A diferença entre Moshê e seus predecessores também se reflete na extensão de sua influência sobre seus companheiros. Enoch, com sua integridade completamente auto-dirigida, não teve influência, e foi ele próprio sujeito à influência. Nôach – que estendeu-se até seu próximo, mas somente porque reconheceu que a preocupação com o próximo é parte integrante de um ser perfeito – não era influenciável, mas também não influenciou. O ensinamento e instrução de Avraham, livres desses preconceitos pessoais, foram abraçados por multidões de seguidores; porém como os esforços de Avraham não podiam ser completamente definidos como altruísmo, sua influência foi limitada de maneira correspondente. Atualmente, não temos herdeiros identificáveis dos discípulos de Avraham (o que, na verdade, foi feito das “almas que eles tinham feito em Charan”?) Porém, os efeitos do amor totalmente altruísta de Moshê são eternos: sua orientação e liderança de seu povo produziram uma nação cuja resistência e continuidade ininterrupta, até os dias de hoje, desafia todas as leis da História.

Redefinindo o “Contato”

Para influenciar realmente o próximo, devemos nos dedicar a ele sem considerar se será ou não influenciado. É simplesmente um ser humano que precisa de ajuda. Portanto, ajude-o. Se precisa de algo material, ajude. Se está espiritualmente perdido, ajude.

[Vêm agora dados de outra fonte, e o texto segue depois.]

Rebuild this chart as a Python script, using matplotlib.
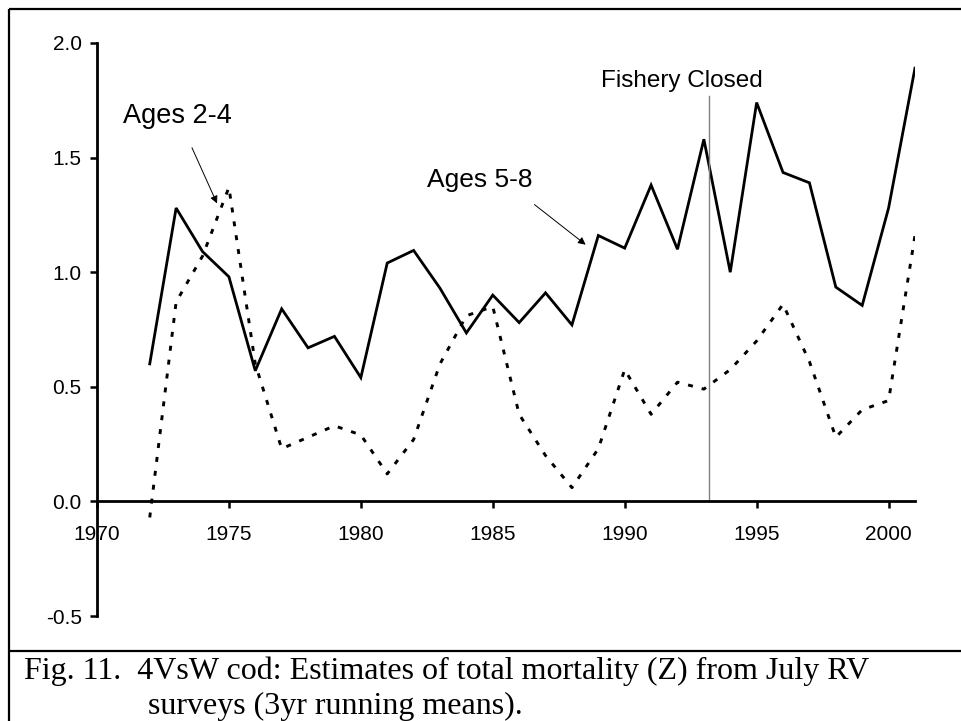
"""4VsW cod: total mortality (Z) from July RV surveys, 3yr running means."""

import matplotlib

matplotlib.use("Agg")

import matplotlib.pyplot as plt
from matplotlib.lines import Line2D


years = list(range(1972, 2002))

ages_5_8 = [
    0.60, 1.28, 1.09, 0.98, 0.57, 0.84, 0.67, 0.72, 0.54, 1.04,
    1.095, 0.93, 0.735, 0.90, 0.78, 0.91, 0.77, 1.16, 1.105, 1.38,
    1.10, 1.58, 1.00, 1.74, 1.435, 1.39, 0.935, 0.855, 1.28, 1.89,
]

ages_2_4 = [
    -0.07, 0.87, 1.07, 1.37, 0.60, 0.23, 0.28, 0.33, 0.29, 0.12,
    0.27, 0.60, 0.81, 0.85, 0.38, 0.20, 0.06, 0.23, 0.575, 0.38,
    0.52, 0.49, 0.575, 0.70, 0.86, 0.61, 0.28, 0.40, 0.44, 1.16,
]

x_ticks = [1970, 1975, 1980, 1985, 1990, 1995, 2000]
y_ticks = [-0.5, 0.0, 0.5, 1.0, 1.5, 2.0]

closure_year = 1993.2
closure_line_top = 1.77

caption_line1 = "Fig. 11.  4VsW cod: Estimates of total mortality (Z) from July RV"
caption_line2 = "surveys (3yr running means)."

SANS = "Liberation Sans"
SERIF = "Liberation Serif"

fig = plt.figure(figsize=(9.61, 7.21), dpi=100)
ax = fig.add_axes([0.1009, 0.1456, 0.8512, 0.7948])

ax.plot(years, ages_5_8, color="black", lw=2.0, solid_joinstyle="miter")
ax.plot(years, ages_2_4, color="black", lw=2.1, dashes=(1.7, 3.1))

ax.plot([closure_year, closure_year], [0, closure_line_top], color="#808080", lw=1.0)
ax.text(closure_year - 1.04, 1.809, "Fishery Closed", ha="center", va="baseline",
        fontsize=17.5, family=SANS)

ax.annotate("", xy=(1974.55, 1.30), xytext=(1973.6, 1.543),
            arrowprops=dict(arrowstyle="-|>", lw=0.7, color="black",
                            mutation_scale=11, shrinkA=0, shrinkB=0))
ax.text(1970.98, 1.652, "Ages 2-4", ha="left", va="baseline", fontsize=19.5, family=SANS)

ax.annotate("", xy=(1988.52, 1.12), xytext=(1986.58, 1.295),
            arrowprops=dict(arrowstyle="-|>", lw=0.7, color="black",
                            mutation_scale=11, shrinkA=0, shrinkB=0))
ax.text(1982.5, 1.373, "Ages 5-8", ha="left", va="baseline", fontsize=19, family=SANS)

ax.set_xlim(1970, 2001)
ax.set_ylim(-0.5, 2.0)
ax.spines["top"].set_visible(False)
ax.spines["right"].set_visible(False)
ax.spines["bottom"].set_position(("data", 0))
ax.spines["left"].set_linewidth(2.0)
ax.spines["bottom"].set_linewidth(2.0)

ax.set_xticks(x_ticks)
ax.set_xticklabels([str(y) for y in x_ticks])
ax.set_yticks(y_ticks)
ax.set_yticklabels([f"{v:.1f}" for v in y_ticks])
ax.tick_params(axis="both", direction="out", length=5, width=1.8, labelsize=15)
ax.tick_params(axis="x", pad=12)
ax.tick_params(axis="y", pad=6)
for label in ax.get_xticklabels() + ax.get_yticklabels():
    label.set_family(SANS)

# frame round the figure and the caption divider
frame = dict(color="black", lw=1.6, transform=fig.transFigure, solid_capstyle="butt")
fig.add_artist(Line2D([9 / 961, 9 / 961], [0, 1 - 9 / 721], **frame))
fig.add_artist(Line2D([9 / 961, 1], [1 - 9 / 721, 1 - 9 / 721], **frame))
fig.add_artist(Line2D([9 / 961, 1], [1 - 651 / 721, 1 - 651 / 721], **frame))

fig.text(24 / 961, 1 - 679 / 721, caption_line1, ha="left", va="baseline",
         fontsize=23, family=SERIF)
fig.text(148 / 961, 1 - 714 / 721, caption_line2, ha="left", va="baseline",
         fontsize=23, family=SERIF)

fig.savefig("out.png", dpi=100)
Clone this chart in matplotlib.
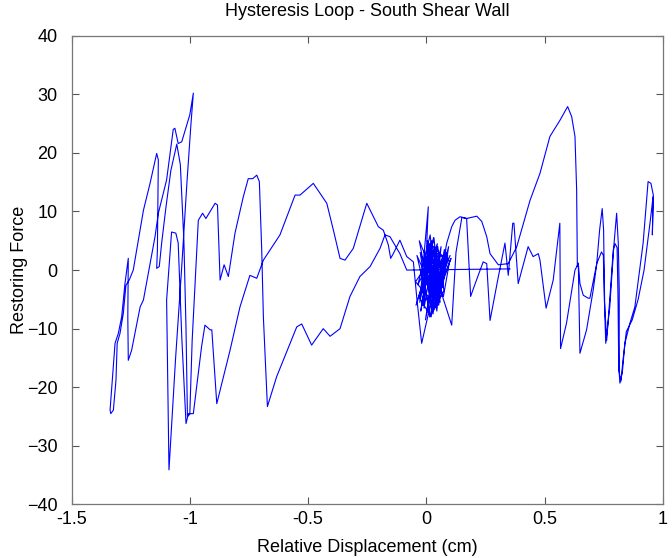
import matplotlib
matplotlib.use("Agg")
import matplotlib.pyplot as plt
import numpy as np

# ---- data (relative displacement cm, restoring force) ----
cluster_d = [0.000, 0.006, -0.004, 0.010, -0.008, 0.014, -0.012, 0.018, -0.016, 0.022,
             -0.020, 0.026, -0.024, 0.030, -0.028, 0.008, -0.010, 0.034, -0.032, 0.012,
             0.038, -0.036, 0.016, 0.042, -0.040, 0.020, 0.046, -0.044, 0.024, 0.050,
             -0.030, 0.028, 0.054, -0.020, 0.032, 0.058, -0.012, 0.036, 0.062, -0.004,
             0.040, 0.066, 0.004, 0.044, 0.070, 0.010, 0.048, 0.074, 0.014, -0.026,
             0.052, 0.078, 0.018, -0.018, 0.056, 0.082, 0.022, -0.008, 0.060, 0.086,
             0.026, 0.002, 0.064, 0.090, 0.030, 0.008, 0.068, 0.094, 0.034, 0.012,
             0.072, 0.098, 0.038, -0.046, 0.040, 0.076, 0.044, 0.100, 0.048, 0.080,
             0.052, 0.104, 0.056, 0.107]
cluster_f = [0.0, 2.0, -2.5, 3.5, -4.0, 4.5, -5.0, 3.0, -6.0, 5.0,
             -3.5, 4.0, -7.0, 5.5, -5.5, 10.8, -6.5, 4.0, -4.5, -7.5,
             3.5, -2.5, 6.0, -5.0, 2.5, -8.0, 4.5, -6.0, 3.0, -3.0,
             5.0, -7.5, 3.0, -4.0, 5.5, -5.5, 2.0, -6.5, 4.0, -8.5,
             3.5, -4.5, 5.0, -7.0, 2.5, -5.0, 4.0, -3.5, -8.0, 3.0,
             -6.0, 2.0, 4.5, -5.5, -3.0, 3.5, -6.5, 2.5, -4.0, 3.0,
             -5.5, 4.0, -2.5, 2.5, -7.0, 3.5, -3.0, 4.0, -5.0, 2.0,
             -4.5, 1.5, 3.0, -2.0, -6.0, 3.5, -3.5, 2.5, -2.0, 3.0,
             -4.0, 2.0, -3.0, -9.4]

right_out_d = [0.125, 0.150, 0.170, 0.187, 0.200, 0.240, 0.255, 0.269, 0.300, 0.332,
               0.346, 0.365, 0.370, 0.388, 0.430, 0.451, 0.473, 0.480, 0.506, 0.536,
               0.564, 0.567, 0.592, 0.628, 0.642, 0.649, 0.677, 0.705, 0.720, 0.732,
               0.743, 0.749, 0.754, 0.758, 0.775, 0.792, 0.804, 0.811, 0.815, 0.815,
               0.818, 0.828, 0.839, 0.860, 0.881, 0.916, 0.937, 0.949, 0.959, 0.955]
right_out_f = [3.0, 9.0, 8.8, -4.5, -3.0, 1.4, 1.1, -8.6, -2.0, 4.6,
               -0.9, 8.0, 8.0, -2.3, 4.0, 2.3, 2.8, 1.7, -6.5, -1.7,
               8.0, -13.4, -9.1, 0.0, 1.1, -14.2, -10.2, -3.4, 1.1, 6.8,
               10.5, 6.8, -7.4, -12.5, -6.3, 4.0, 9.7, 4.6, -3.4, -17.6,
               -19.3, -17.5, -12.5, -9.1, -6.3, 4.6, 15.1, 14.8, 12.8, 6.0]

back_d = [0.958, 0.945, 0.920, 0.895, 0.870, 0.845, 0.832, 0.822, 0.813, 0.810,
          0.806, 0.798, 0.790, 0.775, 0.762, 0.752, 0.748, 0.740, 0.720, 0.691,
          0.684, 0.663, 0.649, 0.642, 0.638, 0.635, 0.628, 0.614, 0.597, 0.565,
          0.522, 0.480, 0.438, 0.382, 0.346, 0.304, 0.269, 0.255, 0.234, 0.213,
          0.170, 0.142, 0.121, 0.107, 0.086, 0.057, 0.015, -0.020, -0.040, -0.055,
          -0.083, -0.112, -0.140, -0.151, -0.161, -0.182, -0.203, -0.231, -0.252, -0.309,
          -0.344, -0.365, -0.393, -0.421, -0.478, -0.534, -0.555, -0.619, -0.689, -0.717,
          -0.746, -0.788, -0.830, -0.886, -0.907, -0.914, -0.936, -0.950, -0.985, -1.006,
          -1.016]
back_f = [12.5, 8.0, 0.0, -5.0, -8.5, -10.5, -15.0, -19.0, -17.0, -5.0,
          3.8, 4.5, 3.5, -5.0, -12.0, -5.0, 2.5, 3.1, 1.1, -4.8,
          -4.8, -4.3, -2.3, 1.2, 0.6, 13.7, 22.8, 26.2, 27.9, 25.6,
          22.8, 16.5, 11.9, 4.0, 1.1, 0.9, 2.8, 5.7, 8.3, 9.2,
          8.8, 9.1, 8.5, 7.4, 4.6, -1.7, -6.3, -12.5, -5.0, 1.4,
          2.3, 5.1, 2.8, 2.0, 4.3, 6.8, 7.4, 9.7, 11.4, 3.7,
          1.7, 2.0, 6.8, 11.4, 14.8, 12.8, 12.8, 6.0, 1.7, -1.4,
          -0.9, -6.3, -13.7, -22.8, -10.2, -10.2, -9.4, -13.0, -24.5, -24.5,
          -26.2]

left_d = [-1.034, -1.049, -1.059, -1.077, -1.098, -1.088, -1.060, -1.035, -1.012, -0.995,
          -0.985, -1.000, -1.034, -1.049, -1.063, -1.070, -1.098, -1.133, -1.147, -1.168,
          -1.196, -1.210, -1.246, -1.260, -1.262, -1.260, -1.274, -1.288, -1.302, -1.316,
          -1.337, -1.334, -1.323, -1.312, -1.307, -1.295, -1.281, -1.270, -1.256, -1.239,
          -1.196, -1.168, -1.140, -1.133, -1.137, -1.140, -1.129, -1.119, -1.100, -1.080,
          -1.055, -1.040, -1.025, -1.016, -1.010, -1.000, -0.990, -0.975, -0.964]
left_f = [-11.4, 4.6, 6.3, 6.5, -5.1, -34.1, -15.0, 0.0, 15.0, 25.0,
          30.2, 26.5, 21.9, 21.6, 24.2, 24.0, 15.4, 9.7, 5.7, 1.1,
          -5.1, -6.3, -13.7, -15.4, -8.0, 2.0, -2.3, -8.0, -10.8, -12.5,
          -23.9, -24.5, -23.9, -18.8, -12.5, -10.8, -7.4, -2.6, -1.7, 0.0,
          10.2, 14.8, 19.9, 18.8, 3.4, 0.3, 0.6, 4.6, 11.0, 17.0,
          21.5, 18.0, 5.0, -10.0, -25.0, -24.6, -12.0, 0.0, 8.5]

return_d = [-0.946, -0.932, -0.893, -0.883, -0.872, -0.855, -0.837, -0.809, -0.774, -0.753,
            -0.734, -0.717, -0.706, -0.696, -0.689, -0.672, -0.633, -0.548, -0.527, -0.485,
            -0.436, -0.407, -0.365, -0.323, -0.281, -0.238, -0.196, -0.175, -0.154, -0.112,
            -0.083, 0.353]
return_f = [9.7, 8.8, 11.4, 11.1, -1.7, 0.9, -1.1, 6.3, 12.5, 15.6,
            15.6, 16.2, 15.1, 3.4, -8.0, -23.3, -18.2, -9.7, -9.2, -12.8,
            -10.0, -11.3, -10.0, -4.5, -1.1, 0.6, 3.7, 6.0, 5.7, 2.8,
            0.0, 0.2]

disp = np.concatenate([cluster_d, right_out_d, back_d, left_d, return_d])
force = np.concatenate([cluster_f, right_out_f, back_f, left_f, return_f])

x_ticks = [-1.5, -1, -0.5, 0, 0.5, 1]
x_labels = ["-1.5", "-1", "-0.5", "0", "0.5", "1"]
y_ticks = [-40, -30, -20, -10, 0, 10, 20, 30, 40]

plt.rcParams['font.family'] = ['Liberation Sans', 'DejaVu Sans']

fig = plt.figure(figsize=(6.72, 5.58), dpi=100)
ax = fig.add_axes([0.1064, 0.096, 0.8802, 0.840])
ax.plot(disp, force, color=(0, 0, 1), linewidth=0.8)
ax.set_xlim(-1.5, 1)
ax.set_ylim(-40, 40)
ax.set_xticks(x_ticks)
ax.set_xticklabels(x_labels)
ax.set_yticks(y_ticks)
ax.tick_params(direction='in', top=True, right=True, length=5, width=0.8,
               labelsize=13, colors='#555555', labelcolor='black')
ax.tick_params(axis='x', pad=5)
ax.tick_params(axis='y', pad=10)
for s in ax.spines.values():
    s.set_color('#777777')
    s.set_linewidth(0.9)
ax.set_title("Hysteresis Loop - South Shear Wall", fontsize=13, pad=14)
ax.set_xlabel("Relative Displacement (cm)", fontsize=13, labelpad=8)
ax.set_ylabel("Restoring Force", fontsize=13, labelpad=-1)
fig.savefig("out.png", dpi=100)
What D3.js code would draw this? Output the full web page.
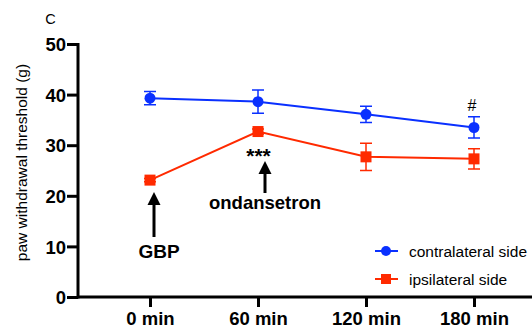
<!DOCTYPE html>
<html><head><meta charset="utf-8">
<script src="https://cdn.jsdelivr.net/npm/d3@7"></script>
<style>html,body{margin:0;padding:0;background:#fff;}svg{display:block;}</style>
</head><body>
<svg id="c" width="532" height="330"></svg>
<script>
const categories = ["0 min", "60 min", "120 min", "180 min"];
const contralateral = [39.3, 38.6, 36.1, 33.5];
const contralateralErr = [1.3, 2.3, 1.6, 2.1];
const ipsilateral = [23.1, 32.7, 27.7, 27.3];
const ipsilateralErr = [0.3, 0.5, 2.7, 2.0];
const yTicks = [0, 10, 20, 30, 40, 50];
const seriesNames = ["contralateral side", "ipsilateral side"];

const svg = d3.select("#c");
const font = "'Liberation Sans', Arial, Helvetica, sans-serif";
const blue = "#0a30ff", red = "#ff2a00";

const y = d3.scaleLinear().domain([0, 50]).range([297, 44]);
const x = d3.scalePoint().domain(categories).range([150, 474]);

// axes
const yAxis = svg.append("g").attr("transform", "translate(78,0)")
  .call(d3.axisLeft(y).tickValues(yTicks).tickSize(11).tickSizeOuter(0).tickPadding(1));
const xAxis = svg.append("g").attr("transform", "translate(0,297)")
  .call(d3.axisBottom(x).tickSize(10).tickSizeOuter(0));
xAxis.select(".domain").attr("d", "M78,0H532");
yAxis.select(".domain").attr("d", "M0,43V298.5");
[yAxis, xAxis].forEach(a => {
  a.selectAll(".domain, .tick line").attr("stroke", "#000").attr("stroke-width", 3);
  a.selectAll("text").attr("font-family", font).attr("font-weight", "bold")
    .attr("font-size", 18.5).attr("fill", "#000");
});
yAxis.selectAll("text").attr("dy", "0.36em");
xAxis.selectAll("text").attr("y", 28).attr("dy", 0);

// y title
svg.append("text").attr("transform", "translate(27,162.5) rotate(-90)")
  .attr("text-anchor", "middle").attr("font-family", font).attr("font-size", 15.5)
  .text("paw withdrawal threshold (g)");
svg.append("text").attr("x", 50.5).attr("y", 24).attr("text-anchor", "middle")
  .attr("font-family", font).attr("font-size", 14.5).text("C");

function drawSeries(vals, errs, color, shape) {
  const g = svg.append("g");
  g.append("path").datum(vals)
    .attr("d", d3.line().x((d, i) => x(categories[i])).y(d => y(d)))
    .attr("fill", "none").attr("stroke", color).attr("stroke-width", 2);
  vals.forEach((v, i) => {
    const cx = x(categories[i]);
    const e = errs[i];
    g.append("path")
      .attr("d", `M${cx},${y(v + e)}V${y(v - e)}M${cx - 6},${y(v + e)}H${cx + 6}M${cx - 6},${y(v - e)}H${cx + 6}`)
      .attr("stroke", color).attr("stroke-width", 1.5).attr("fill", "none");
    if (shape === "circle") {
      g.append("circle").attr("cx", cx).attr("cy", y(v)).attr("r", 5.5).attr("fill", color);
    } else {
      g.append("rect").attr("x", cx - 5.5).attr("y", y(v) - 5.5).attr("width", 11).attr("height", 11).attr("fill", color);
    }
  });
}
drawSeries(contralateral, contralateralErr, blue, "circle");
drawSeries(ipsilateral, ipsilateralErr, red, "square");

// arrows & annotations
function arrow(xc, y1, y2) {
  svg.append("line").attr("x1", xc).attr("x2", xc).attr("y1", y1 + 8).attr("y2", y2)
    .attr("stroke", "#000").attr("stroke-width", 3);
  svg.append("path").attr("d", `M${xc},${y1}L${xc - 6.5},${y1 + 13}L${xc + 6.5},${y1 + 13}Z`).attr("fill", "#000");
}
arrow(x("0 min") + 4, 192, 237);
arrow(x("60 min") + 7, 161, 193);
svg.append("text").attr("x", x("0 min") + 9).attr("y", 258).attr("text-anchor", "middle")
  .attr("font-family", font).attr("font-weight", "bold").attr("font-size", 19).text("GBP");
svg.append("text").attr("x", x("60 min") + 7).attr("y", 209).attr("text-anchor", "middle")
  .attr("font-family", font).attr("font-weight", "bold").attr("font-size", 18.5).text("ondansetron");
svg.append("text").attr("x", x("60 min") + 0.5).attr("y", 163).attr("text-anchor", "middle")
  .attr("font-family", font).attr("font-weight", "bold").attr("font-size", 21).text("***");
svg.append("text").attr("x", x("180 min") - 2).attr("y", 111).attr("text-anchor", "middle")
  .attr("font-family", font).attr("font-size", 16).text("#");

// legend
const leg = [[seriesNames[0], blue, "circle", 251], [seriesNames[1], red, "square", 279]];
leg.forEach(([name, color, shape, ly]) => {
  svg.append("line").attr("x1", 375).attr("x2", 398).attr("y1", ly).attr("y2", ly)
    .attr("stroke", color).attr("stroke-width", 2);
  if (shape === "circle") svg.append("circle").attr("cx", 386).attr("cy", ly).attr("r", 5).attr("fill", color);
  else svg.append("rect").attr("x", 381).attr("y", ly - 5).attr("width", 10).attr("height", 10).attr("fill", color);
  svg.append("text").attr("x", 409).attr("y", ly + 5.5).attr("font-family", font)
    .attr("font-size", 15.5).text(name);
});
</script>
</body></html>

Muitos consideram importante influenciar um judeu a fazer uma boa ação, uma mitsvá – colocar tefilin, fazer um ato de caridade, evitar uma transgressão moral – se isso levar a um maior envolvimento, e, em última análise, a uma completa transformação.
Mas quando se defrontam com “um caso perdido”, sentem que é um desperdício de tempo. Por que se incomodar? Porque você se preocupa com ele, não somente sobre o que ele deveria ser, o que será, ou aquilo que você enxerga nele. Ele precisa de algo agora mesmo, e você tem o privilégio de poder ajudar. Se você se preocupa com ele porque espera influenciá-lo, então é provável que ele não corresponda. Mas se você se preocupa, corresponda ele ou não, então ele corresponderá.